Mindfire
Istar
I'm guessing you haven't read it. They can be killed, and in fact one is in the first book.
What can they be killed by? If the answer is "other vampires" it doesn't count.
Yeah, because a perfected apex predator having a devastatingly fatal weakness that provides its specific prey a fighting chance makes so much more sense.
But vampires aren't evolved predators. They're more akin to demonic creatures or supernatural aberrations. How does something evolve if it's dead?
I'll make an exception for Underworld, because they've banked enough cool points to get a free pass, plus they at least make an effort at scientific explanation.
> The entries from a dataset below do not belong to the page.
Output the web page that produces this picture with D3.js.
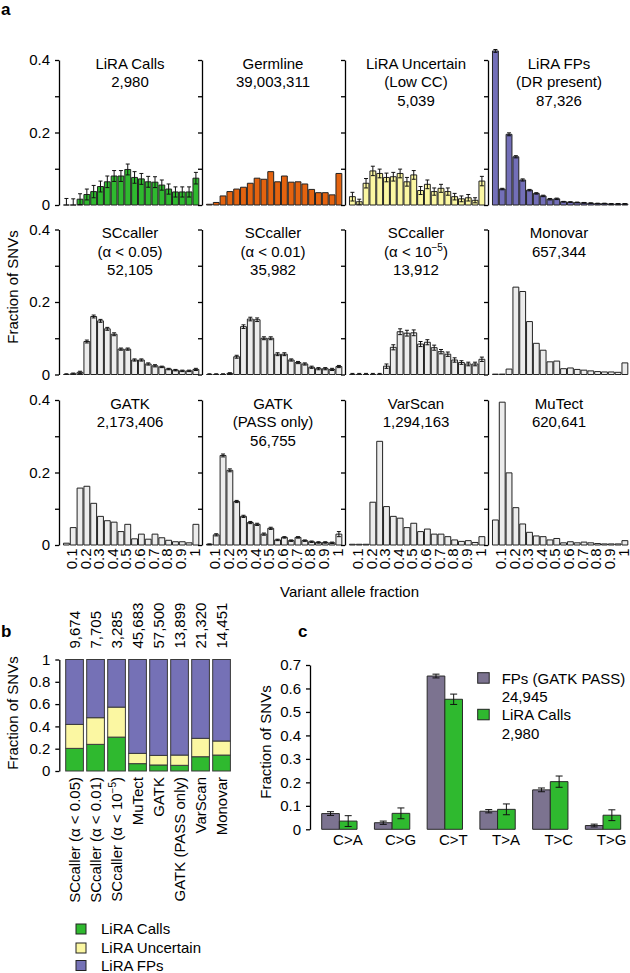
<!DOCTYPE html>
<html>
<head>
<meta charset="utf-8">
<script src="https://cdn.jsdelivr.net/npm/d3@7"></script>
<style>
  body { margin: 0; background: #fff; }
  svg { font-family: "Liberation Sans", Arial, Helvetica, sans-serif; }
</style>
</head>
<body>
<svg id="fig" width="630" height="973"></svg>
<script>
// ---------- data: panel a (VAF histograms) ----------
const vafBins = ["0.05","0.1","0.15","0.2","0.25","0.3","0.35","0.4","0.45","0.5",
                 "0.55","0.6","0.65","0.7","0.75","0.8","0.85","0.9","0.95","1"];
const vafTickLabels = ["0.1","0.2","0.3","0.4","0.5","0.6","0.7","0.8","0.9","1"];

const liraCalls     = [0,0,0.016,0.029,0.037,0.051,0.064,0.080,0.080,0.098,0.076,0.072,0.064,0.063,0.055,0.044,0.036,0.036,0.036,0.074];
const liraCallsErr  = [0.018,0.017,0.015,0.015,0.017,0.015,0.016,0.015,0.015,0.015,0.016,0.015,0.015,0.015,0.014,0.014,0.014,0.014,0.014,0.016];
const germline      = [0.002,0.007,0.025,0.037,0.044,0.049,0.060,0.074,0.071,0.092,0.064,0.080,0.063,0.064,0.058,0.043,0.034,0.034,0.028,0.087];
const liraUncertain = [0.023,0.009,0.060,0.094,0.087,0.076,0.078,0.087,0.064,0.083,0.040,0.057,0.037,0.046,0.037,0.023,0.017,0.020,0.013,0.066];
const liraUncErr    = [0.012,0.007,0.013,0.013,0.012,0.012,0.012,0.012,0.012,0.012,0.011,0.012,0.010,0.011,0.010,0.009,0.008,0.009,0.007,0.013];
const liraFPs       = [0.425,0.044,0.195,0.133,0.069,0.041,0.032,0.025,0.016,0.017,0.009,0.008,0.007,0.006,0.005,0.004,0.004,0.003,0.003,0.003];
const liraFPsErr    = [0.004,0.002,0.004,0.003,0.003,0.002,0.002,0.002,0.002,0.002,0.001,0.001,0.001,0.001,0.001,0.001,0.001,0.001,0.001,0.001];
const sc005         = [0,0.002,0.006,0.091,0.160,0.148,0.126,0.111,0.070,0.070,0.040,0.040,0.029,0.024,0.021,0.015,0.012,0.010,0.010,0.014];
const sc005Err      = [0.002,0.002,0.003,0.004,0.004,0.004,0.004,0.004,0.003,0.003,0.003,0.003,0.003,0.003,0.002,0.002,0.002,0.002,0.002,0.003];
const sc001         = [0,0,0,0.003,0.049,0.132,0.153,0.151,0.100,0.100,0.056,0.056,0.040,0.033,0.029,0.020,0.016,0.016,0.014,0.022];
const sc001Err      = [0.002,0.002,0.002,0.002,0.004,0.005,0.005,0.005,0.004,0.004,0.004,0.004,0.003,0.003,0.003,0.003,0.003,0.003,0.003,0.003];
const sc1e5         = [0,0,0,0,0,0.023,0.075,0.118,0.114,0.115,0.084,0.089,0.074,0.063,0.056,0.040,0.033,0.029,0.029,0.042];
const sc1e5Err      = [0.003,0.003,0.003,0.003,0.003,0.006,0.007,0.008,0.008,0.008,0.007,0.007,0.007,0.006,0.006,0.006,0.005,0.005,0.005,0.006];
const monovar       = [0.001,0.001,0.015,0.241,0.229,0.146,0.086,0.067,0.035,0.037,0.016,0.018,0.014,0.012,0.010,0.008,0.007,0.007,0.006,0.032];
const gatk          = [0.005,0.048,0.157,0.162,0.115,0.079,0.067,0.063,0.037,0.057,0.017,0.030,0.016,0.030,0.020,0.013,0.009,0.009,0.006,0.057];
const gatkPass      = [0.002,0.028,0.247,0.206,0.120,0.079,0.062,0.057,0.030,0.046,0.014,0.021,0.012,0.021,0.012,0.009,0.007,0.007,0.006,0.030];
const gatkPassErr   = [0.001,0.003,0.004,0.004,0.003,0.003,0.003,0.003,0.003,0.003,0.002,0.002,0.002,0.002,0.002,0.002,0.002,0.002,0.002,0.007];
const varscan       = [0.002,0.002,0.002,0.118,0.286,0.106,0.079,0.074,0.048,0.060,0.037,0.044,0.030,0.030,0.023,0.014,0.010,0.012,0.007,0.023];
const mutect        = [0.069,0.394,0.199,0.103,0.058,0.035,0.025,0.023,0.014,0.018,0.006,0.009,0.006,0.008,0.006,0.004,0.003,0.003,0.003,0.012];

const panelTitles = [
  ["LiRA Calls", "2,980"], ["Germline", "39,003,311"], ["LiRA Uncertain", "(Low CC)", "5,039"], ["LiRA FPs", "(DR present)", "87,326"],
  ["SCcaller", "(α < 0.05)", "52,105"], ["SCcaller", "(α < 0.01)", "35,982"], ["SCcaller", "(α < 10^{−5})", "13,912"], ["Monovar", "657,344"],
  ["GATK", "2,173,406"], ["GATK", "(PASS only)", "56,755"], ["VarScan", "1,294,163"], ["MuTect", "620,641"]
];
const panelValues = [liraCalls, germline, liraUncertain, liraFPs, sc005, sc001, sc1e5, monovar, gatk, gatkPass, varscan, mutect];
const panelErrors = [liraCallsErr, null, liraUncErr, liraFPsErr, sc005Err, sc001Err, sc1e5Err, null, null, gatkPassErr, null, null];
const yTicksA = [0, 0.1, 0.2, 0.3, 0.4];
const yLabelsA = [0, 0.2, 0.4];

// ---------- data: panel b (stacked fractions) ----------
const callers = ["SCcaller (α < 0.05)", "SCcaller (α < 0.01)", "SCcaller (α < 10^{−5})", "MuTect", "GATK", "GATK (PASS only)", "VarScan", "Monovar"];
const callerCounts = ["9,674", "7,705", "3,285", "45,683", "57,500", "13,899", "21,320", "14,451"];
const bCalls     = [0.203, 0.239, 0.304, 0.066, 0.054, 0.051, 0.128, 0.143];
const bUncertain = [0.215, 0.239, 0.269, 0.092, 0.086, 0.092, 0.165, 0.126];
const bFPs       = [0.582, 0.522, 0.427, 0.842, 0.860, 0.857, 0.707, 0.731];
const bLegend = ["LiRA Calls", "LiRA Uncertain", "LiRA FPs"];
const yTicksB = [0, 0.2, 0.4, 0.6, 0.8, 1];

// ---------- data: panel c (mutation spectrum) ----------
const mutTypes = ["C>A", "C>G", "C>T", "T>A", "T>C", "T>G"];
const fpSpectrum    = [0.067, 0.028, 0.653, 0.077, 0.168, 0.016];
const fpSpectrumErr = [0.008, 0.007, 0.008, 0.007, 0.008, 0.006];
const callSpectrum    = [0.035, 0.068, 0.554, 0.085, 0.203, 0.060];
const callSpectrumErr = [0.023, 0.023, 0.022, 0.023, 0.024, 0.023];
const cLegend = [["FPs (GATK PASS)", "24,945"], ["LiRA Calls", "2,980"]];
const yTicksC = [0, 0.1, 0.2, 0.3, 0.4, 0.5, 0.6, 0.7];

// ---------- styles ----------
const GREEN = "#2fb92f", ORANGE = "#e4630f", YELLOW = "#fbf7a2", PURPLE = "#736fb8", GREY = "#ececec", FPGREY = "#7c7390";
const panelFills = [GREEN, ORANGE, YELLOW, PURPLE, GREY, GREY, GREY, GREY, GREY, GREY, GREY, GREY];
const FS = 15;

const svg = d3.select("#fig");

// text with ^{...} superscripts
function richText(sel, str) {
  const parts = str.split(/\^\{([^}]*)\}/);
  let raised = false;
  parts.forEach((s, k) => {
    if (!s) return;
    if (k % 2 === 1) {
      sel.append("tspan").attr("font-size", "10px").attr("dy", -6).text(s);
      raised = true;
    } else {
      const t = sel.append("tspan").text(s);
      if (raised) { t.attr("dy", 6); raised = false; }
    }
  });
}

function styleAxis(g) {
  g.select(".domain").attr("stroke", "#000").attr("stroke-width", 1.3);
  g.selectAll(".tick line").attr("stroke", "#000").attr("stroke-width", 1.3);
  g.selectAll("text").attr("font-size", FS).attr("font-family", null).attr("fill", "#000");
  g.attr("font-family", null).attr("font-size", null);
}

const barPath = (x0, w, yb, yt) => `M${x0},${yb}V${yt}H${x0 + w}V${yb}Z`;

function errPath(cx, yScale, v, e, cap) {
  const hi = yScale(v + e), lo = yScale(Math.max(0, v - e));
  let p = `M${cx},${lo}V${hi}M${cx - cap},${hi}H${cx + cap}`;
  if (v - e > 0) p += `M${cx - cap},${lo}H${cx + cap}`;
  return p;
}

// panel letters
[["a", 1, 15], ["b", 1, 637], ["c", 298, 637]].forEach(([t, x, y]) => {
  svg.append("text").attr("x", x).attr("y", y).attr("font-size", 17).attr("font-weight", "bold").text(t);
});

// ========================================
// PANEL A
// ========================================
const colX0 = 59, colStep = 143;
const rowZero = [205, 374.5, 545], rowH = 145;

panelValues.forEach((vals, i) => {
  const c = i % 4, r = Math.floor(i / 4);
  const ax = colX0 + c * colStep;
  const x = d3.scaleBand().domain(vafBins).range([ax + 4, ax + 140.3]).paddingInner(0.14).paddingOuter(0.07);
  const y = d3.scaleLinear().domain([0, 0.4]).range([rowZero[r], rowZero[r] - rowH]);
  const g = svg.append("g");
  const bw = x.bandwidth();

  const yAxis = d3.axisLeft(y).tickValues(yTicksA).tickSize(4).tickSizeOuter(0).tickPadding(5)
    .tickFormat(d => (c === 0 && yLabelsA.includes(d)) ? String(d) : "");
  g.append("g").attr("transform", `translate(${ax},0)`).call(yAxis).call(styleAxis);

  g.selectAll(".bar").data(vals).join("path")
    .attr("d", (v, k) => barPath(x(vafBins[k]), bw, y(0), y(v)))
    .attr("fill", panelFills[i]).attr("stroke", "#222").attr("stroke-width", 1);

  const err = panelErrors[i];
  if (err) {
    g.selectAll(".eb").data(vals).join("path")
      .attr("d", (v, k) => errPath(x(vafBins[k]) + bw / 2, y, v, err[k], 2))
      .attr("fill", "none").attr("stroke", "#111").attr("stroke-width", 1);
  }

  panelTitles[i].forEach((line, li) => {
    const t = g.append("text").attr("text-anchor", "middle").attr("font-size", FS)
      .attr("x", ax + 71).attr("y", rowZero[r] - rowH + 8.5 + li * 18.5);
    richText(t, line);
  });

  if (r === 2) {
    const xAxis = d3.axisBottom(x).tickValues(vafTickLabels).tickSize(0);
    const xg = g.append("g").attr("transform", `translate(0,${rowZero[r]})`).call(xAxis).call(styleAxis);
    xg.select(".domain").remove();
    xg.selectAll("text").attr("transform", "rotate(-90)").attr("text-anchor", "end")
      .attr("x", -3.5).attr("y", -1.5).attr("dy", "0.35em");
  }
});

svg.append("text").attr("transform", "translate(17.5,287) rotate(-90)").attr("text-anchor", "middle")
  .attr("font-size", FS).text("Fraction of SNVs");
svg.append("text").attr("x", 349.5).attr("y", 597).attr("text-anchor", "middle")
  .attr("font-size", FS).text("Variant allele fraction");

// ========================================
// PANEL B
// ========================================
const bx = d3.scaleBand().domain(callers).range([64.05, 232.05]).paddingInner(0.157).paddingOuter(0.0785);
const by = d3.scaleLinear().domain([0, 1]).range([771, 659.5]);
const bRows = callers.map((name, k) => ({ name, calls: bCalls[k], uncertain: bUncertain[k], fps: bFPs[k] }));
const bStack = d3.stack().keys(["calls", "uncertain", "fps"])(bRows);
const bFills = [GREEN, YELLOW, "#7571b6"];

const gb = svg.append("g");
gb.append("g").attr("transform", "translate(59.3,0)")
  .call(d3.axisLeft(by).tickValues(yTicksB).tickSize(4).tickSizeOuter(0).tickPadding(5).tickFormat(d => String(d)))
  .call(styleAxis);

bStack.forEach((layer, li) => {
  gb.selectAll(".seg" + li).data(layer).join("rect")
    .attr("x", d => bx(d.data.name)).attr("width", bx.bandwidth())
    .attr("y", d => by(d[1])).attr("height", d => by(d[0]) - by(d[1]))
    .attr("fill", bFills[li]).attr("stroke", "#3a3a3a").attr("stroke-width", 1);
});

callers.forEach((name, k) => {
  const cx = bx(name) + bx.bandwidth() / 2;
  gb.append("text").attr("transform", `translate(${cx + 5.3},648.5) rotate(-90)`)
    .attr("font-size", FS).text(callerCounts[k]);
  const t = gb.append("text").attr("transform", `translate(${cx + 5.3},777) rotate(-90)`)
    .attr("text-anchor", "end").attr("font-size", FS);
  richText(t, name);
});

svg.append("text").attr("transform", "translate(18,713) rotate(-90)").attr("text-anchor", "middle")
  .attr("font-size", FS).text("Fraction of SNVs");

bLegend.forEach((lab, k) => {
  const cy = [929, 948, 965.5][k];
  gb.append("rect").attr("x", 76).attr("y", cy - 5).attr("width", 10).attr("height", 10)
    .attr("fill", bFills[k]).attr("stroke", "#222").attr("stroke-width", 1);
  gb.append("text").attr("x", 101).attr("y", cy + 5.3).attr("font-size", FS).text(lab);
});

// ========================================
// PANEL C
// ========================================
const cx0 = d3.scaleBand().domain(mutTypes).range([313, 629.4]).paddingInner(0.33).paddingOuter(0.165);
const cx1 = d3.scaleBand().domain(["fp", "calls"]).range([0, cx0.bandwidth()]);
const cy = d3.scaleLinear().domain([0, 0.7]).range([829.3, 665]);
const gc = svg.append("g");

gc.append("g").attr("transform", "translate(310,0)")
  .call(d3.axisLeft(cy).tickValues(yTicksC).tickSize(4).tickSizeOuter(0).tickPadding(5).tickFormat(d => String(d)))
  .call(styleAxis);

const cSeries = [
  { key: "fp", vals: fpSpectrum, err: fpSpectrumErr, fill: FPGREY },
  { key: "calls", vals: callSpectrum, err: callSpectrumErr, fill: GREEN }
];
cSeries.forEach(s => {
  gc.selectAll(".cb" + s.key).data(s.vals).join("path")
    .attr("d", (v, k) => barPath(cx0(mutTypes[k]) + cx1(s.key), cx1.bandwidth(), cy(0), cy(v)))
    .attr("fill", s.fill).attr("stroke", "#2a2a2a").attr("stroke-width", 1);
  gc.selectAll(".ce" + s.key).data(s.vals).join("path")
    .attr("d", (v, k) => errPath(cx0(mutTypes[k]) + cx1(s.key) + cx1.bandwidth() / 2, cy, v, s.err[k], 3.5))
    .attr("fill", "none").attr("stroke", "#111").attr("stroke-width", 1);
});

mutTypes.forEach(t => {
  gc.append("text").attr("x", cx0(t) + cx0.bandwidth() / 2 + 8.5).attr("y", 845)
    .attr("text-anchor", "middle").attr("font-size", FS).text(t);
});

svg.append("text").attr("transform", "translate(270.5,742) rotate(-90)").attr("text-anchor", "middle")
  .attr("font-size", FS).text("Fraction of SNVs");

cLegend.forEach((lines, k) => {
  const top = 672.7 + k * 36.6;
  gc.append("rect").attr("x", 477.7).attr("y", top).attr("width", 11.5).attr("height", 10.5)
    .attr("fill", cSeries[k].fill).attr("stroke", "#222").attr("stroke-width", 1);
  lines.forEach((ln, li) => {
    gc.append("text").attr("x", 501.7).attr("y", top + 10.8 + li * 18.5).attr("font-size", FS).text(ln);
  });
});
</script>
</body>
</html>
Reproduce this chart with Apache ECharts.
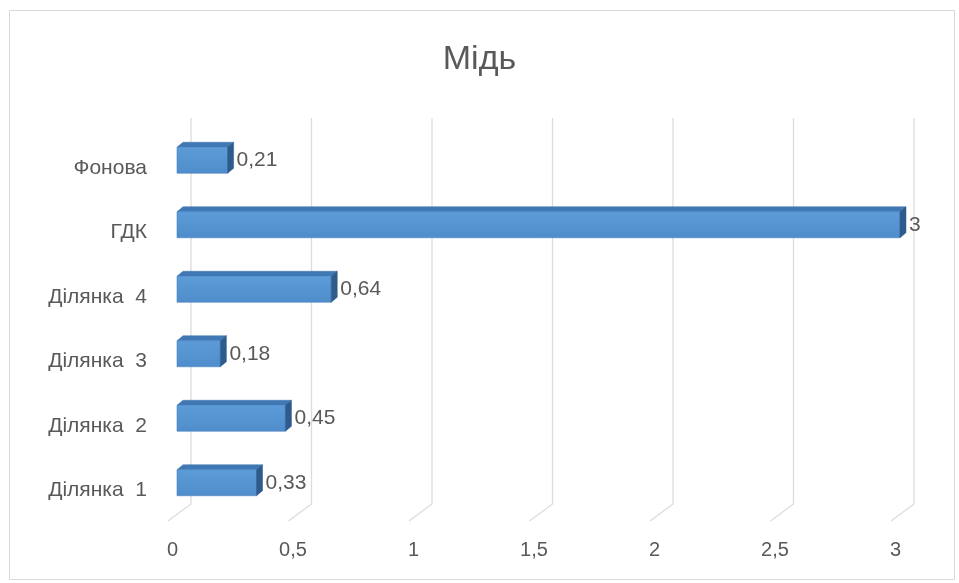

If the vampires in Underworld evolved resistance to sunlight, it would still be kind of a cheat, but it could be an interesting plot point.
Twilight however does not have enough cool points to get a free pass. As far as evolution goes, sparkling makes even LESS sense than severe UV vulnerability does. How can you explain or justify diamond skin? You can't. It's just a cheap handwave to make the romance doable and to elicit swooning from the tween female audience. The only "evolution" Edward's skin represents is the ultimate evolution of teen idol-itis.
Also, vampires who can walk around in the sunlight without instantly bursting into flames has never ever been done before Twilight, ever. Well, except for Count Dracula, but it's not like he counts for anything, amiright?
Now let me explain why I give Dracula a pass (although in some versions light does kill him). In the rare instances when a vampire is immune to sunlight, it's supposed to signify something special, unique, and (most importantly) badass. Like Blade, the Daywalker. The ultimate vampire killer. The creatures of the night tremble at his name. Likewise Dracula is not just a vampire, but the greatest of all vampires, so if he is immune to sunlight it is because of his greater power and importance. Twilight commits a double sin. Not only is the vampire's immunity to sunlight made into a casual fact, but it is decidedly NOT badass.
Really, it's not the fact that they can survive sunlight most people are complaining about, but specifically that they sparkle. I just don't get it.
Explained above.
You and I clearly have different ideas of what counts as "boring." You know what I find boring? Being able to completely destroy an ancient, superhuman monster by walking up to the nearest window, throwing the curtains open and going: "It's a bit stuffy in here, don't you agree?"
It's not really that simple. Sunlight offers hope of surviving a vampire attack. It gives the humans a fighting chance. But it also creates a ticking clock. You have to make it to sunrise for that hope to mean anything. Compare that to twilight. If vampires attack, the humans are screwed. What can they do except sit around and wait for the good vampires or shirtless werewolves to save them. Yawn. That may work for teen girls who have a white knight/helpless damsel complex, but not for me.
Anyway, Twilight vamps can totes be killed, that's the whole reason they go to such lenghts to stay hidden. Aro, the head honcho evil vampire, specifically states that human technology had advanced to the point where they simply couldn't afford an outing.
(It doesn't help that they are absurdly flammable. You can seriously set these guys completely ablaze by throwing a zippo lighter at them.)
So yeah. Set their dwelling on fire, hit them with a rocket launcher, bomb their house, use ancient Native American magic to turn into a giant wolf and then bite their heads off, etc. It's doable.
If this is true, then the writer makes unforgivably poor use of it. AFAIK, Bella does nothing except get fought over. Plus, the fandom seems to think their sparkling darlings are totally invincible.